* START SUPPLIED INFORMATION *

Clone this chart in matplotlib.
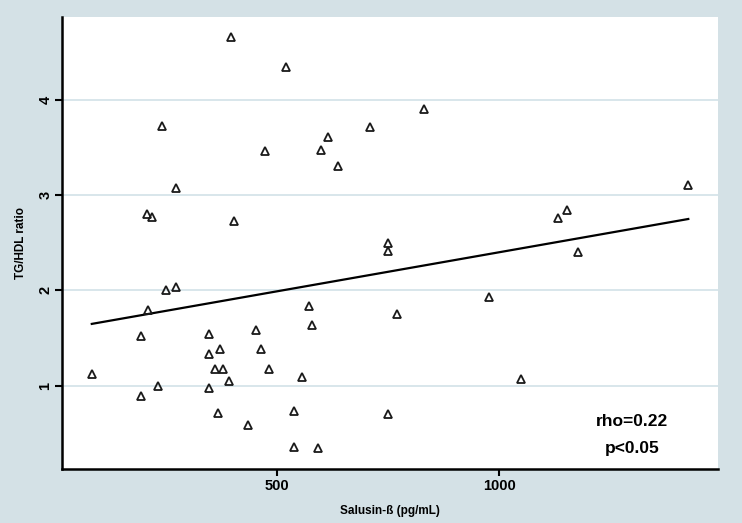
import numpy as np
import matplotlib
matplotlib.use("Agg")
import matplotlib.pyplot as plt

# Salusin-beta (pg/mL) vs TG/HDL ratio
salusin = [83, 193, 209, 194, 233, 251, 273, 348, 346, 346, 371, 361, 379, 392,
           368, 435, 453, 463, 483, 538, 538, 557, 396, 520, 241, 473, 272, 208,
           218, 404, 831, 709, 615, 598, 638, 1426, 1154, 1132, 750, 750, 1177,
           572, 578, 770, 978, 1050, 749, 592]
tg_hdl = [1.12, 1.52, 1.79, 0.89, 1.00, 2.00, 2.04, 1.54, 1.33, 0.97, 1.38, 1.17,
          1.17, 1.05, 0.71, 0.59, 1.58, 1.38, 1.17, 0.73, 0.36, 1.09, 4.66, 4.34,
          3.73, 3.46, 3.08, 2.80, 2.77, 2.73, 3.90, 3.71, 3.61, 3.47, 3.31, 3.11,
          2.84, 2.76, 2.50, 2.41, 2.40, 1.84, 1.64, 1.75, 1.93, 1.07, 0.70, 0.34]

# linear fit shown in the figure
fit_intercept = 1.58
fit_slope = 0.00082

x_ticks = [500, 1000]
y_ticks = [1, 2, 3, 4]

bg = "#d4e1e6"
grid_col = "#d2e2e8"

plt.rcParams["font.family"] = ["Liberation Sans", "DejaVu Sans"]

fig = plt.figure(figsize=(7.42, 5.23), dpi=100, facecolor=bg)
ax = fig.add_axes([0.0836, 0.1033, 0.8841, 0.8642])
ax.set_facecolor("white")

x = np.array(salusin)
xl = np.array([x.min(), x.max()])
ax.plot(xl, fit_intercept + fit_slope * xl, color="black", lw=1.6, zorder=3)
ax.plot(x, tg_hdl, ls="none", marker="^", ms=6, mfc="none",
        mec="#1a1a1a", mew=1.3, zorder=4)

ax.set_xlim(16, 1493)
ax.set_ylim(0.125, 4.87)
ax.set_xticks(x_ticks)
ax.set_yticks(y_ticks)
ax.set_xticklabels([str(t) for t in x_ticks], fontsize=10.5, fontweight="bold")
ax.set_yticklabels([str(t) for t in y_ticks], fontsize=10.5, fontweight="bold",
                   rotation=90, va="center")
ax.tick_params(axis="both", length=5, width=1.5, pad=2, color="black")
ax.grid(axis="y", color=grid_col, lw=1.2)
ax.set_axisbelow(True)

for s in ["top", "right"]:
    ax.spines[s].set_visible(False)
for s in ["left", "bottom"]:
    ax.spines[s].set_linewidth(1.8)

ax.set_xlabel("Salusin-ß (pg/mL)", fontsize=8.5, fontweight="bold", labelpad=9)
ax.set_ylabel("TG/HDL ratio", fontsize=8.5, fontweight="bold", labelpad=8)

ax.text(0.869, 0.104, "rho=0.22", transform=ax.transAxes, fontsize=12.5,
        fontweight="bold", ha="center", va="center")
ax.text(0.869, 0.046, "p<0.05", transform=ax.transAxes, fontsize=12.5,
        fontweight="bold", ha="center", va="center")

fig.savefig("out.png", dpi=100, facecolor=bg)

* END SUPPLIED INFORMATION *

• _GIVEN REQUEST_: Look at the listing and set down only the lines from its start through the line with "import matplotlib.pyplot as plt", word for word and without pictures.

• _EXERCISE RESULT_:
Clone this chart in matplotlib.
import numpy as np
import matplotlib
matplotlib.use("Agg")
import matplotlib.pyplot as plt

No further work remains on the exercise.